> _Your objective_
Set all the material down again unchanged, without the pictures.

-- Start of Provided material --

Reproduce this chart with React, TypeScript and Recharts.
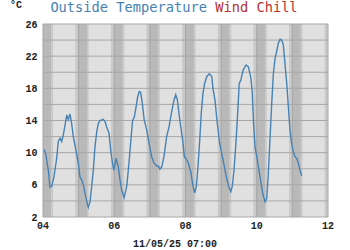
import React from "react";
import { LineChart, Line, XAxis, YAxis, ReferenceArea, ReferenceLine } from "recharts";

// time in hours since 00:00 of day "04", outside temperature in °C
const hours = [
  0.67, 2.0, 3.6, 4.7, 5.9, 7.4, 9.2, 10.3, 11.5, 12.6, 13.7, 14.8, 16.0, 17.0, 18.2, 19.3, 20.4, 22.2, 23.8,
  24.9, 26.1, 27.2, 28.8, 30.5, 31.7, 32.8, 33.9, 35.0, 36.2, 37.3, 38.4, 40.6, 41.8, 42.9, 44.5, 45.6, 47.0, 47.8,
  49.2, 50.7, 51.9, 53.0, 54.6, 56.4, 57.9, 59.3, 60.4, 61.5, 62.7, 63.8, 64.9, 65.8, 66.9, 68.2, 69.9, 71.4,
  73.2, 74.8, 76.6, 77.7, 78.8, 80.0, 81.5, 83.3, 84.9, 86.7, 88.3, 89.4, 90.5, 91.6, 92.8, 94.1, 95.2,
  96.8, 97.9, 99.5, 101.1, 102.2, 103.3, 104.4, 105.6, 106.6, 107.8, 108.9, 110.3, 112.0, 113.7, 114.5, 115.9,
  117.2, 119.0, 121.3, 123.5, 125.1, 126.5, 127.5, 128.7, 129.8, 130.9, 132.2, 133.2, 134.9, 136.8, 138.3, 139.9,
  141.0, 141.8, 142.8, 144.0, 145.1, 146.2, 148.0, 149.6, 150.7, 151.8, 152.9, 154.1, 155.2, 156.3, 157.4,
  158.5, 159.7, 160.8, 161.9, 163.0, 164.2, 165.3, 166.4, 167.5, 168.6, 169.8, 170.9, 172.0, 173.1, 174.3,
];
const outsideTemp = [
  10.4, 9.7, 7.8, 5.7, 5.85, 7.0, 9.3, 11.4, 11.8, 11.4, 12.2, 13.4, 14.7, 14.1, 14.8, 13.65, 12.0, 10.3, 8.7,
  7.0, 6.6, 6.0, 4.5, 3.2, 3.9, 5.8, 7.8, 10.7, 12.6, 13.65, 14.0, 14.15, 13.85, 13.2, 12.4, 10.3, 8.5, 7.8,
  9.3, 8.25, 6.6, 5.35, 4.4, 5.8, 8.7, 11.8, 14.05, 14.4, 15.7, 16.95, 17.6, 17.5, 16.15, 14.05, 12.8, 11.2,
  9.5, 8.7, 8.35, 8.35, 7.95, 8.25, 9.5, 12.0, 13.2, 15.1, 16.55, 17.2, 16.6, 14.9, 13.2, 11.6, 9.5,
  9.1, 8.7, 7.65, 5.8, 5.0, 5.8, 8.25, 11.6, 14.9, 17.4, 18.6, 19.45, 19.8, 19.5, 18.0, 16.5,
  14.0, 11.2, 9.1, 7.0, 5.8, 5.15, 5.8, 7.85, 10.7, 14.05, 18.6, 19.0, 20.3, 20.9, 20.7, 19.45,
  17.5, 13.8, 10.7, 9.5, 8.25, 7.0, 4.95, 3.9, 4.3, 7.4, 11.6, 16.15, 19.85, 21.7, 22.55,
  23.6, 24.1, 24.0, 23.4, 21.1, 18.6, 15.7, 12.8, 11.2, 10.1, 9.5, 9.3, 8.7, 7.85, 7.1,
];

const dayTicks = [0, 2, 4, 6, 8];
const dayLabels = ["04", "06", "08", "10", "12"];
const yTicks = [2, 6, 10, 14, 18, 22, 26];
const yGrid = [2, 4, 6, 8, 10, 12, 14, 16, 18, 20, 22, 24, 26];
const days = [0, 1, 2, 3, 4, 5, 6, 7, 8];
// night shading offsets (fraction of a day relative to midnight)
const twilightBefore = 0.093;
const nightEnd = 0.236;
const twilightAfter = 0.283;

const data = hours.map((h, i) => ({ t: h / 24, temp: outsideTemp[i] }));

const clip = (v: number) => Math.max(0, Math.min(8, v));

const bands: { x1: number; x2: number; fill: string }[] = [];
days.forEach((d) => {
  bands.push({ x1: clip(d - twilightBefore), x2: clip(d), fill: "#c9c9c9" });
  bands.push({ x1: clip(d), x2: clip(d + nightEnd), fill: "#b9b9b9" });
  bands.push({ x1: clip(d + nightEnd), x2: clip(d + twilightAfter), fill: "#c9c9c9" });
});
const visibleBands = bands.filter((b) => b.x2 > b.x1);

const tickFont = {
  fontFamily: "'Liberation Mono', monospace",
  fontWeight: "bold" as const,
  fontSize: 10,
  fill: "#222",
};

export default function App() {
  return (
    <div style={{ position: "absolute", left: 0, top: 0, width: 350, height: 250, background: "#fff" }}>
      <style>{"body{margin:0}"}</style>
      <div
        style={{
          position: "absolute",
          left: 10,
          top: 1.3,
          fontFamily: "'Liberation Mono', monospace",
          fontWeight: "bold",
          fontSize: 10,
          lineHeight: "10px",
          color: "#222",
          whiteSpace: "nowrap",
        }}
      >
        °C
      </div>
      <div
        style={{
          position: "absolute",
          left: 0,
          width: 348,
          top: 0.7,
          textAlign: "center",
          fontFamily: "'DejaVu Sans Mono', monospace",
          fontSize: 13.7,
          lineHeight: "13.7px",
          whiteSpace: "nowrap",
        }}
      >
        <span style={{ color: "#4682b4" }}>Outside Temperature</span>{" "}
        <span style={{ color: "#b83232" }}>Wind Chill</span>
      </div>
      <LineChart width={350} height={250} data={data} margin={{ top: 24, right: 22, bottom: 0, left: 0 }}>
        <XAxis
          dataKey="t"
          type="number"
          domain={[0, 8]}
          ticks={dayTicks}
          tickFormatter={(v: number) => dayLabels[dayTicks.indexOf(v)] ?? ""}
          axisLine={false}
          tickLine={false}
          tickSize={0}
          tickMargin={5}
          height={33}
          tick={tickFont}
          interval={0}
        />
        <YAxis
          type="number"
          domain={[2, 26]}
          ticks={yTicks}
          axisLine={false}
          tickLine={false}
          tickSize={0}
          tickMargin={5.5}
          width={43}
          tick={tickFont}
          interval={0}
        />
        <ReferenceArea x1={0} x2={8} y1={2} y2={26} fill="#e0e0e0" fillOpacity={1} stroke="none" />
        {visibleBands.map((b, i) => (
          <ReferenceArea key={"b" + i} x1={b.x1} x2={b.x2} y1={2} y2={26} fill={b.fill} fillOpacity={1} stroke="none" />
        ))}
        {yGrid.map((v) => (
          <ReferenceLine key={"h" + v} y={v} stroke="#a8a8a8" strokeWidth={1} />
        ))}
        {days.map((d) => (
          <ReferenceLine key={"v" + d} x={d} stroke="#a4a4a4" strokeWidth={1} />
        ))}
        <Line
          type="linear"
          dataKey="temp"
          stroke="#4682b4"
          strokeWidth={1.4}
          dot={false}
          isAnimationActive={false}
        />
      </LineChart>
      <div
        style={{
          position: "absolute",
          left: 0,
          width: 350,
          top: 239.5,
          textAlign: "center",
          fontFamily: "'Liberation Mono', monospace",
          fontWeight: "bold",
          fontSize: 10,
          lineHeight: "10px",
          color: "#222",
          whiteSpace: "nowrap",
        }}
      >
        11/05/25 07:00
      </div>
    </div>
  );
}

-- End of Provided material --

> _Full solution_
Reproduce this chart with React, TypeScript and Recharts.
import React from "react";
import { LineChart, Line, XAxis, YAxis, ReferenceArea, ReferenceLine } from "recharts";

// time in hours since 00:00 of day "04", outside temperature in °C
const hours = [
  0.67, 2.0, 3.6, 4.7, 5.9, 7.4, 9.2, 10.3, 11.5, 12.6, 13.7, 14.8, 16.0, 17.0, 18.2, 19.3, 20.4, 22.2, 23.8,
  24.9, 26.1, 27.2, 28.8, 30.5, 31.7, 32.8, 33.9, 35.0, 36.2, 37.3, 38.4, 40.6, 41.8, 42.9, 44.5, 45.6, 47.0, 47.8,
  49.2, 50.7, 51.9, 53.0, 54.6, 56.4, 57.9, 59.3, 60.4, 61.5, 62.7, 63.8, 64.9, 65.8, 66.9, 68.2, 69.9, 71.4,
  73.2, 74.8, 76.6, 77.7, 78.8, 80.0, 81.5, 83.3, 84.9, 86.7, 88.3, 89.4, 90.5, 91.6, 92.8, 94.1, 95.2,
  96.8, 97.9, 99.5, 101.1, 102.2, 103.3, 104.4, 105.6, 106.6, 107.8, 108.9, 110.3, 112.0, 113.7, 114.5, 115.9,
  117.2, 119.0, 121.3, 123.5, 125.1, 126.5, 127.5, 128.7, 129.8, 130.9, 132.2, 133.2, 134.9, 136.8, 138.3, 139.9,
  141.0, 141.8, 142.8, 144.0, 145.1, 146.2, 148.0, 149.6, 150.7, 151.8, 152.9, 154.1, 155.2, 156.3, 157.4,
  158.5, 159.7, 160.8, 161.9, 163.0, 164.2, 165.3, 166.4, 167.5, 168.6, 169.8, 170.9, 172.0, 173.1, 174.3,
];
const outsideTemp = [
  10.4, 9.7, 7.8, 5.7, 5.85, 7.0, 9.3, 11.4, 11.8, 11.4, 12.2, 13.4, 14.7, 14.1, 14.8, 13.65, 12.0, 10.3, 8.7,
  7.0, 6.6, 6.0, 4.5, 3.2, 3.9, 5.8, 7.8, 10.7, 12.6, 13.65, 14.0, 14.15, 13.85, 13.2, 12.4, 10.3, 8.5, 7.8,
  9.3, 8.25, 6.6, 5.35, 4.4, 5.8, 8.7, 11.8, 14.05, 14.4, 15.7, 16.95, 17.6, 17.5, 16.15, 14.05, 12.8, 11.2,
  9.5, 8.7, 8.35, 8.35, 7.95, 8.25, 9.5, 12.0, 13.2, 15.1, 16.55, 17.2, 16.6, 14.9, 13.2, 11.6, 9.5,
  9.1, 8.7, 7.65, 5.8, 5.0, 5.8, 8.25, 11.6, 14.9, 17.4, 18.6, 19.45, 19.8, 19.5, 18.0, 16.5,
  14.0, 11.2, 9.1, 7.0, 5.8, 5.15, 5.8, 7.85, 10.7, 14.05, 18.6, 19.0, 20.3, 20.9, 20.7, 19.45,
  17.5, 13.8, 10.7, 9.5, 8.25, 7.0, 4.95, 3.9, 4.3, 7.4, 11.6, 16.15, 19.85, 21.7, 22.55,
  23.6, 24.1, 24.0, 23.4, 21.1, 18.6, 15.7, 12.8, 11.2, 10.1, 9.5, 9.3, 8.7, 7.85, 7.1,
];

const dayTicks = [0, 2, 4, 6, 8];
const dayLabels = ["04", "06", "08", "10", "12"];
const yTicks = [2, 6, 10, 14, 18, 22, 26];
const yGrid = [2, 4, 6, 8, 10, 12, 14, 16, 18, 20, 22, 24, 26];
const days = [0, 1, 2, 3, 4, 5, 6, 7, 8];
// night shading offsets (fraction of a day relative to midnight)
const twilightBefore = 0.093;
const nightEnd = 0.236;
const twilightAfter = 0.283;

const data = hours.map((h, i) => ({ t: h / 24, temp: outsideTemp[i] }));

const clip = (v: number) => Math.max(0, Math.min(8, v));

const bands: { x1: number; x2: number; fill: string }[] = [];
days.forEach((d) => {
  bands.push({ x1: clip(d - twilightBefore), x2: clip(d), fill: "#c9c9c9" });
  bands.push({ x1: clip(d), x2: clip(d + nightEnd), fill: "#b9b9b9" });
  bands.push({ x1: clip(d + nightEnd), x2: clip(d + twilightAfter), fill: "#c9c9c9" });
});
const visibleBands = bands.filter((b) => b.x2 > b.x1);

const tickFont = {
  fontFamily: "'Liberation Mono', monospace",
  fontWeight: "bold" as const,
  fontSize: 10,
  fill: "#222",
};

export default function App() {
  return (
    <div style={{ position: "absolute", left: 0, top: 0, width: 350, height: 250, background: "#fff" }}>
      <style>{"body{margin:0}"}</style>
      <div
        style={{
          position: "absolute",
          left: 10,
          top: 1.3,
          fontFamily: "'Liberation Mono', monospace",
          fontWeight: "bold",
          fontSize: 10,
          lineHeight: "10px",
          color: "#222",
          whiteSpace: "nowrap",
        }}
      >
        °C
      </div>
      <div
        style={{
          position: "absolute",
          left: 0,
          width: 348,
          top: 0.7,
          textAlign: "center",
          fontFamily: "'DejaVu Sans Mono', monospace",
          fontSize: 13.7,
          lineHeight: "13.7px",
          whiteSpace: "nowrap",
        }}
      >
        <span style={{ color: "#4682b4" }}>Outside Temperature</span>{" "}
        <span style={{ color: "#b83232" }}>Wind Chill</span>
      </div>
      <LineChart width={350} height={250} data={data} margin={{ top: 24, right: 22, bottom: 0, left: 0 }}>
        <XAxis
          dataKey="t"
          type="number"
          domain={[0, 8]}
          ticks={dayTicks}
          tickFormatter={(v: number) => dayLabels[dayTicks.indexOf(v)] ?? ""}
          axisLine={false}
          tickLine={false}
          tickSize={0}
          tickMargin={5}
          height={33}
          tick={tickFont}
          interval={0}
        />
        <YAxis
          type="number"
          domain={[2, 26]}
          ticks={yTicks}
          axisLine={false}
          tickLine={false}
          tickSize={0}
          tickMargin={5.5}
          width={43}
          tick={tickFont}
          interval={0}
        />
        <ReferenceArea x1={0} x2={8} y1={2} y2={26} fill="#e0e0e0" fillOpacity={1} stroke="none" />
        {visibleBands.map((b, i) => (
          <ReferenceArea key={"b" + i} x1={b.x1} x2={b.x2} y1={2} y2={26} fill={b.fill} fillOpacity={1} stroke="none" />
        ))}
        {yGrid.map((v) => (
          <ReferenceLine key={"h" + v} y={v} stroke="#a8a8a8" strokeWidth={1} />
        ))}
        {days.map((d) => (
          <ReferenceLine key={"v" + d} x={d} stroke="#a4a4a4" strokeWidth={1} />
        ))}
        <Line
          type="linear"
          dataKey="temp"
          stroke="#4682b4"
          strokeWidth={1.4}
          dot={false}
          isAnimationActive={false}
        />
      </LineChart>
      <div
        style={{
          position: "absolute",
          left: 0,
          width: 350,
          top: 239.5,
          textAlign: "center",
          fontFamily: "'Liberation Mono', monospace",
          fontWeight: "bold",
          fontSize: 10,
          lineHeight: "10px",
          color: "#222",
          whiteSpace: "nowrap",
        }}
      >
        11/05/25 07:00
      </div>
    </div>
  );
}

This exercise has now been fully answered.